Kevin Lind (Tri-City) was selected by the Anaheim Ducks in the sixth round of Saturday's draft with the 177th overall pick. Lind, for me at least, is one of the most fun defenseman to watch in the USHL. This summer, Lind was traded from Chicago to Tri-City, which should be a good fit for him as he can add some help to the Storms' powerplay as well as add some much needed defensive strength to the Storm. Lind is one of the hardest hitting defenseman in the USHL, but he also brings the offensive help to his new team. Just last season, Lind, a 6'3", 200 pound defenseman out of Homer Glen, Illinois, put up 16 points, 6 of them goals and 10 of them assists, in 55 games played. Lind has a good shot of being an NHL player someday in the near future.
Nick Mattson (Indiana) was taken by the Chicago Blackhawks with the last pick of the sixth round. He may be joining earlier Blackhawks' pick Stephen Johns in Chicago in the near future. Mattson, I would say is more offensively minded than defensive. If Mattson was a few inches taller, he would probably be a top-three round pick. But, standing at 6'1", 190 pounds, it's mostly his size that held him back in the draft. Last season, Mattson really showed off his ability to quarterback a powerplay and score from the point. Mattson can also make some great passes which allowed Mattson to pick up 14 assists in addition to his 5 goals in the 51 games he played for the Indiana Ice last season. After he's done with college, Mattson could be an NHL defenseman in the future. Photo from indystar.com.
Bryce Aneloski (Cedar Rapids) was picked by the Ottawa Senators in the seventh round of the NHL Entry Draft, and was the last USHL defenseman taken on Saturday. Saying that Aneloski is more offensively minded than defensive like I usually say is the understatement of the year. Aneloski was the leading defenseman in scoring last season by 13 points, and he beat a lot of forwards in scoring as well. Aneloski scored 15 goals and gained a remarkable 39 assists for a total of 54 points in 60 games played for the RoughRiders. The Senators are in need of a young, offensive minded defenseman and Aneloski could be the guy to fill that void for Ottawa within the next five years. Aneloski is the kind of wait and see player that NHL teams risk a late round pick on.

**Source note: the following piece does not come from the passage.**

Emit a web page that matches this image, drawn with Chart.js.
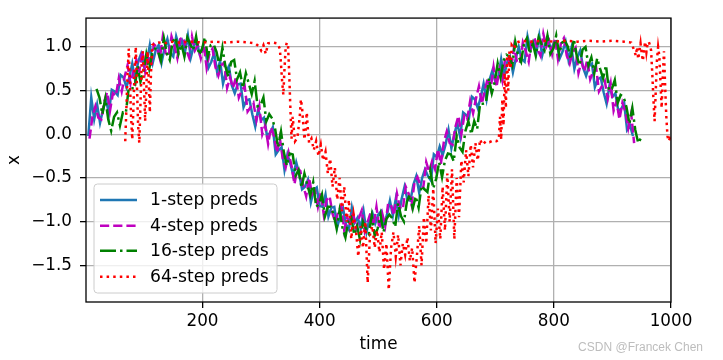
<!DOCTYPE html>
<html>
<head>
<meta charset="utf-8">
<script src="https://cdn.jsdelivr.net/npm/chart.js@4/dist/chart.umd.min.js"></script>
<style>
  html, body { margin: 0; padding: 0; background: #fff; }
  #wrap { width: 723px; height: 360px; }
</style>
</head>
<body>
<div id="wrap"><canvas id="predsChart" width="723" height="360"></canvas></div>
<script>
// ---- data ----
const seriesNames = ['1-step preds', '4-step preds', '16-step preds', '64-step preds'];
const xTicks = [200, 400, 600, 800, 1000];
const yTicks = [-1.5, -1.0, -0.5, 0.0, 0.5, 1.0];

// sampled every 5 time steps
const step = 5;
const start1 = 5, start4 = 7, start16 = 19;

const preds1 = [
  -0.02, 0.42, 0.17, 0.34, 0.13, 0.28, 0.40, 0.24, 0.51, 0.49,
  0.45, 0.68, 0.65, 0.54, 0.65, 0.81, 0.62, 0.83, 0.92, 0.78,
  0.83, 1.02, 0.82, 0.96, 1.02, 0.82, 0.98, 1.09, 0.93, 0.89,
  1.12, 1.00, 1.07, 0.94, 1.13, 0.88, 1.01, 1.06, 0.92, 0.99,
  0.95, 0.76, 0.83, 0.93, 0.71, 0.84, 0.58, 0.71, 0.78, 0.56,
  0.47, 0.57, 0.58, 0.31, 0.39, 0.40, 0.23, 0.09, 0.29, 0.16,
  0.19, -0.01, 0.01, 0.08, -0.23, -0.18, -0.15, -0.41, -0.23, -0.34,
  -0.47, -0.32, -0.45, -0.63, -0.60, -0.52, -0.78, -0.64, -0.61, -0.82,
  -0.83, -0.69, -0.94, -0.84, -0.83, -1.06, -0.94, -0.85, -1.03, -1.09,
  -0.84, -1.01, -0.95, -1.08, -0.88, -1.12, -0.97, -0.90, -1.02, -0.92,
  -0.88, -1.03, -0.92, -0.76, -0.93, -0.74, -0.93, -0.74, -0.60, -0.75,
  -0.76, -0.58, -0.48, -0.67, -0.50, -0.40, -0.48, -0.53, -0.23, -0.26,
  -0.14, -0.24, -0.12, 0.05, -0.16, 0.00, 0.13, -0.03, 0.25, 0.22,
  0.19, 0.43, 0.40, 0.30, 0.42, 0.58, 0.40, 0.62, 0.73, 0.60,
  0.65, 0.86, 0.67, 0.82, 0.89, 0.71, 0.87, 1.00, 0.86, 0.83,
  1.12, 0.97, 1.05, 0.93, 1.13, 0.90, 1.04, 1.10, 0.96, 1.05,
  1.04, 0.87, 0.95, 1.06, 0.85, 0.99, 0.75, 0.88, 0.96, 0.76,
  0.67, 0.78, 0.81, 0.54, 0.63, 0.65, 0.48, 0.35, 0.56, 0.43,
  0.47, 0.27, 0.29, 0.36, 0.05, 0.10, -0.02
];

const preds4 = [
  -0.05, 0.20, 0.32, 0.19, 0.17, 0.37, 0.48, 0.27, 0.47, 0.44,
  0.64, 0.49, 0.66, 0.79, 0.58, 0.72, 0.85, 0.72, 0.96, 0.72,
  0.91, 0.77, 1.03, 1.00, 0.87, 1.11, 0.93, 0.89, 1.12, 1.01,
  0.87, 1.09, 1.11, 0.97, 0.88, 1.12, 0.96, 1.02, 0.87, 1.04,
  0.76, 0.93, 0.98, 0.77, 0.67, 0.79, 0.82, 0.53, 0.65, 0.53,
  0.65, 0.42, 0.50, 0.55, 0.26, 0.31, 0.36, 0.16, 0.32, 0.00,
  0.10, -0.11, 0.08, -0.02, -0.21, -0.04, -0.28, -0.38, -0.21, -0.36,
  -0.57, -0.39, -0.42, -0.59, -0.71, -0.50, -0.69, -0.65, -0.83, -0.67,
  -0.92, -0.75, -0.71, -0.91, -1.01, -0.88, -0.82, -1.10, -0.95, -1.04,
  -0.89, -1.09, -0.96, -0.87, -1.11, -1.00, -0.90, -1.05, -0.83, -1.08,
  -0.91, -1.05, -0.79, -0.81, -0.93, -0.68, -0.84, -0.86, -0.60, -0.68,
  -0.81, -0.55, -0.49, -0.58, -0.61, -0.32, -0.43, -0.31, -0.40, -0.17,
  -0.34, -0.09, 0.03, -0.10, -0.12, 0.09, 0.21, 0.00, 0.21, 0.17,
  0.38, 0.24, 0.41, 0.55, 0.35, 0.50, 0.64, 0.52, 0.77, 0.54,
  0.74, 0.61, 0.88, 0.86, 0.75, 1.00, 0.83, 0.81, 1.05, 0.95,
  0.83, 1.07, 1.10, 0.97, 0.90, 1.15, 1.00, 1.07, 0.92, 1.10,
  0.86, 1.04, 1.10, 0.90, 0.81, 0.94, 0.99, 0.70, 0.83, 0.72,
  0.85, 0.63, 0.72, 0.77, 0.49, 0.55, 0.61, 0.41, 0.58, 0.27,
  0.38, 0.17, 0.36, 0.26, 0.07, 0.24, -0.10
];

const preds16 = [
  0.52, 0.42, 0.23, 0.41, 0.17, 0.04, 0.20, 0.25, 0.10, 0.25,
  0.24, 0.53, 0.53, 0.52, 0.78, 0.60, 0.72, 0.92, 0.75, 0.92,
  0.98, 0.95, 0.84, 1.10, 0.93, 0.85, 1.06, 1.11, 0.92, 1.03,
  0.89, 1.11, 1.03, 0.96, 1.12, 0.91, 0.97, 1.11, 0.89, 1.02,
  1.03, 0.94, 0.78, 0.99, 0.78, 0.66, 0.83, 0.85, 0.63, 0.71,
  0.53, 0.70, 0.58, 0.46, 0.61, 0.32, 0.33, 0.42, 0.15, 0.23,
  0.18, 0.06, -0.15, 0.03, -0.21, -0.36, -0.22, -0.23, -0.47, -0.41,
  -0.61, -0.45, -0.58, -0.70, -0.55, -0.83, -0.80, -0.69, -0.94, -0.83,
  -0.83, -0.92, -1.08, -0.87, -1.07, -1.18, -0.99, -0.95, -1.15, -1.05,
  -1.21, -1.00, -1.08, -1.14, -0.93, -1.16, -1.08, -0.92, -1.12, -0.97,
  -0.92, -0.96, -1.06, -0.79, -0.94, -1.00, -0.77, -0.69, -0.85, -0.71,
  -0.84, -0.59, -0.63, -0.66, -0.42, -0.62, -0.51, -0.32, -0.49, -0.30,
  -0.22, -0.23, -0.31, -0.02, -0.15, -0.20, 0.04, 0.15, 0.00, 0.15,
  0.06, 0.35, 0.35, 0.36, 0.64, 0.47, 0.60, 0.81, 0.65, 0.84,
  0.91, 0.89, 0.79, 1.06, 0.90, 0.83, 1.04, 1.10, 0.92, 1.04,
  0.90, 1.11, 1.03, 0.96, 1.13, 0.92, 0.98, 1.13, 0.91, 1.05,
  1.07, 1.00, 0.86, 1.09, 0.90, 0.79, 0.97, 1.00, 0.79, 0.88,
  0.70, 0.87, 0.75, 0.64, 0.79, 0.50, 0.52, 0.62, 0.36, 0.45,
  0.43, 0.31, 0.12, 0.30, 0.05, -0.10, -0.04
];

// 64-step preds: irregular spacing, so time and value are both listed
const time64 = [
  68, 70, 72, 74, 76, 78, 80, 82, 84, 86, 88, 90, 92, 94, 96, 98, 100, 102, 104, 106,
  108, 110, 112, 114, 118, 125, 135, 145, 160, 180, 200, 220, 240, 260, 280, 290, 296, 300, 304, 308,
  312, 320, 328, 332, 334, 336, 338, 340, 342, 344, 346, 348, 350, 352, 354, 356, 358, 362, 366, 368,
  370, 372, 374, 376, 378, 380, 382, 386, 390, 394, 398, 402, 406, 410, 414, 418, 422, 426, 430, 434,
  438, 442, 446, 450, 454, 458, 462, 466, 470, 474, 478, 482, 486, 490, 494, 498, 502, 506, 510, 514,
  518, 522, 526, 530, 534, 538, 542, 546, 550, 554, 558, 562, 566, 570, 574, 578, 582, 586, 590, 594,
  598, 602, 606, 610, 614, 618, 622, 626, 630, 634, 638, 642, 646, 650, 654, 658, 662, 666, 670, 674,
  678, 684, 690, 696, 702, 706, 708, 710, 712, 714, 716, 718, 720, 722, 724, 726, 728, 732, 736, 745,
  760, 780, 800, 820, 840, 860, 880, 900, 920, 932, 936, 940, 942, 944, 946, 948, 950, 952, 954, 956,
  958, 960, 962, 964, 966, 968, 970, 972, 974, 976, 978, 980, 982, 984, 986, 988, 990, 992, 994, 996,
  998, 1000
];
const preds64 = [
  -0.08, 0.30, 0.70, 0.98, 0.60, 0.20, -0.06, 0.30, 0.75, 1.00, 0.55, 0.10, -0.10, 0.35, 0.80, 0.95, 0.55, 0.15, 0.50, 0.95,
  0.65, 0.25, 0.70, 1.02, 1.04, 1.05, 1.04, 1.06, 1.05, 1.06, 1.05, 1.06, 1.05, 1.06, 1.05, 1.04, 1.01, 0.96, 1.02, 0.92,
  1.04, 1.05, 1.04, 0.98, 0.80, 0.60, 0.45, 0.75, 1.00, 1.05, 1.02, 0.70, 0.30, -0.05, 0.20, 0.05, -0.08, -0.04, 0.20, 0.40,
  0.30, 0.12, -0.06, 0.05, 0.25, 0.05, -0.10, -0.05, -0.18, -0.08, -0.25, -0.12, -0.30, -0.20, -0.45, -0.28, -0.60, -0.38, -0.75, -0.50,
  -0.88, -0.60, -1.00, -0.75, -1.20, -0.92, -1.10, -1.40, -1.05, -1.30, -1.00, -1.70, -1.15, -1.05, -1.30, -1.10, -1.35, -1.12, -1.55, -1.25,
  -1.78, -1.30, -1.12, -1.40, -1.15, -1.50, -1.25, -1.38, -1.18, -1.45, -1.30, -1.70, -1.40, -1.05, -1.50, -0.95, -1.25, -0.70, -1.10, -0.62,
  -1.25, -0.85, -1.20, -0.60, -1.10, -0.45, -1.00, -0.40, -1.20, -0.50, -0.95, -0.30, -0.55, -0.18, -0.48, -0.12, -0.38, -0.10, -0.30, -0.06,
  -0.12, -0.08, -0.09, -0.07, -0.08, -0.06, 0.20, -0.06, 0.40, 0.10, 0.70, 0.30, 0.90, 0.50, 0.95, 0.75, 1.02, 0.98, 1.05, 1.07,
  1.06, 1.07, 1.06, 1.07, 1.06, 1.07, 1.06, 1.07, 1.06, 1.05, 0.98, 0.90, 1.00, 0.86, 0.95, 1.04, 0.92, 0.84, 0.98, 1.06,
  0.94, 1.04, 1.06, 1.02, 0.96, 0.70, 0.40, 0.15, 0.50, 0.85, 1.00, 0.90, 0.60, 0.30, 0.65, 0.95, 0.55, 0.20, -0.02, -0.08,
  -0.05, -0.08
];

// ---- build points from the arrays ----
function evenPoints(first, values) {
  return values.map((v, i) => ({ x: first + i * step, y: v }));
}
const pts1 = evenPoints(start1, preds1);
const pts4 = evenPoints(start4, preds4);
const pts16 = evenPoints(start16, preds16);
const pts64 = time64.map((t, i) => ({ x: t, y: preds64[i] }));

const FONT = 'DejaVu Sans';
const LW = 2.5;
const styles = [
  { color: '#1f77b4', dash: [] },
  { color: '#bf00bf', dash: [9.2, 4] },
  { color: '#008000', dash: [16, 4, 2.5, 4] },
  { color: '#ff0000', dash: [2.5, 4.1] }
];

const frameAndLegend = {
  id: 'frameAndLegend',
  afterDraw(chart) {
    const ctx = chart.ctx;
    const a = chart.chartArea;
    ctx.save();
    // spines
    ctx.strokeStyle = '#000';
    ctx.lineWidth = 1.3;
    ctx.strokeRect(a.left, a.top, a.right - a.left, a.bottom - a.top);

    // legend box
    const bx = 94, by = 184, bw = 183, bh = 109, r = 3.5;
    ctx.beginPath();
    ctx.moveTo(bx + r, by);
    ctx.lineTo(bx + bw - r, by);
    ctx.quadraticCurveTo(bx + bw, by, bx + bw, by + r);
    ctx.lineTo(bx + bw, by + bh - r);
    ctx.quadraticCurveTo(bx + bw, by + bh, bx + bw - r, by + bh);
    ctx.lineTo(bx + r, by + bh);
    ctx.quadraticCurveTo(bx, by + bh, bx, by + bh - r);
    ctx.lineTo(bx, by + r);
    ctx.quadraticCurveTo(bx, by, bx + r, by);
    ctx.closePath();
    ctx.fillStyle = 'rgba(255,255,255,0.8)';
    ctx.fill();
    ctx.strokeStyle = '#cccccc';
    ctx.lineWidth = 1;
    ctx.stroke();

    const rows = [200, 225.7, 250.7, 276.7];
    ctx.font = '17.2px "' + FONT + '"';
    ctx.textBaseline = 'middle';
    ctx.textAlign = 'left';
    seriesNames.forEach((name, i) => {
      ctx.beginPath();
      ctx.setLineDash(styles[i].dash);
      ctx.strokeStyle = styles[i].color;
      ctx.lineWidth = LW;
      ctx.moveTo(100, rows[i]);
      ctx.lineTo(137, rows[i]);
      ctx.stroke();
      ctx.setLineDash([]);
      ctx.fillStyle = '#000';
      ctx.fillText(name, 150, rows[i] + 1);
    });

    // watermark
    ctx.font = '12px "Liberation Sans"';
    ctx.fillStyle = '#bdbdbd';
    ctx.textAlign = 'right';
    ctx.fillText('CSDN @Francek Chen', 703, 348);
    ctx.restore();
  }
};

const tickFont = { family: FONT, size: 16.8 };
const fmtY = v => (v < 0 ? '\u2212' : '') + Math.abs(v).toFixed(1);

new Chart(document.getElementById('predsChart').getContext('2d'), {
  type: 'line',
  data: {
    datasets: [pts1, pts4, pts16, pts64].map((pts, i) => ({
      label: seriesNames[i],
      data: pts,
      borderColor: styles[i].color,
      backgroundColor: styles[i].color,
      borderDash: styles[i].dash,
      borderWidth: LW,
      pointRadius: 0,
      tension: 0,
      fill: false,
      order: 4 - i
    }))
  },
  options: {
    responsive: false,
    animation: false,
    devicePixelRatio: 1,
    layout: { padding: { left: 0, right: 52, top: 16, bottom: 0 } },
    plugins: { legend: { display: false }, tooltip: { enabled: false } },
    scales: {
      x: {
        type: 'linear',
        min: 1,
        max: 1000,
        afterBuildTicks: s => { s.ticks = xTicks.map(v => ({ value: v })); },
        afterFit: s => { s.height = 58; },
        ticks: { font: tickFont, color: '#000', padding: 4, maxRotation: 0, autoSkip: false, callback: v => String(v) },
        grid: { color: '#b0b0b0', lineWidth: 1.3, tickColor: '#000', tickLength: 6, tickWidth: 1.3 },
        border: { display: false },
        title: { display: true, text: 'time', font: tickFont, color: '#000', padding: { top: 0, bottom: 5 } }
      },
      y: {
        min: -1.92,
        max: 1.33,
        afterBuildTicks: s => { s.ticks = yTicks.map(v => ({ value: v })); },
        afterFit: s => { s.width = 86; },
        ticks: { font: tickFont, color: '#000', padding: 8, autoSkip: false, callback: fmtY },
        grid: { color: '#b0b0b0', lineWidth: 1.3, tickColor: '#000', tickLength: 6, tickWidth: 1.3 },
        border: { display: false },
        title: { display: true, text: 'x', font: tickFont, color: '#000', padding: { top: 5, bottom: 0 } }
      }
    }
  },
  plugins: [frameAndLegend]
});
</script>
</body>
</html>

Jack Campbell (USNTDP) was the only USHL goalie taken in the NHL Entry Draft, and he was also the highest player out of the USHL taken. Campbell was taken by the Dallas Stars 11th overall, and is expected to be the back-up netminder to Kari Lehtonen. Although Campbell is supposed to go and play in the OHL before playing in the NHL, it looks as if the Stars expect Campbell to come to Dallas immediately and probably get around 15-20 starts next NHL season. Campbell put up great numbers in the USHL last season, posting a 6-3-1 record in 11 appearances, along with a 2.21 GAA and .917 save percentage. We all remember his performance against Canada in the 2009 WJHC too. Campbell will be an NHL star someday. Photo from ontariohockeyleague.com.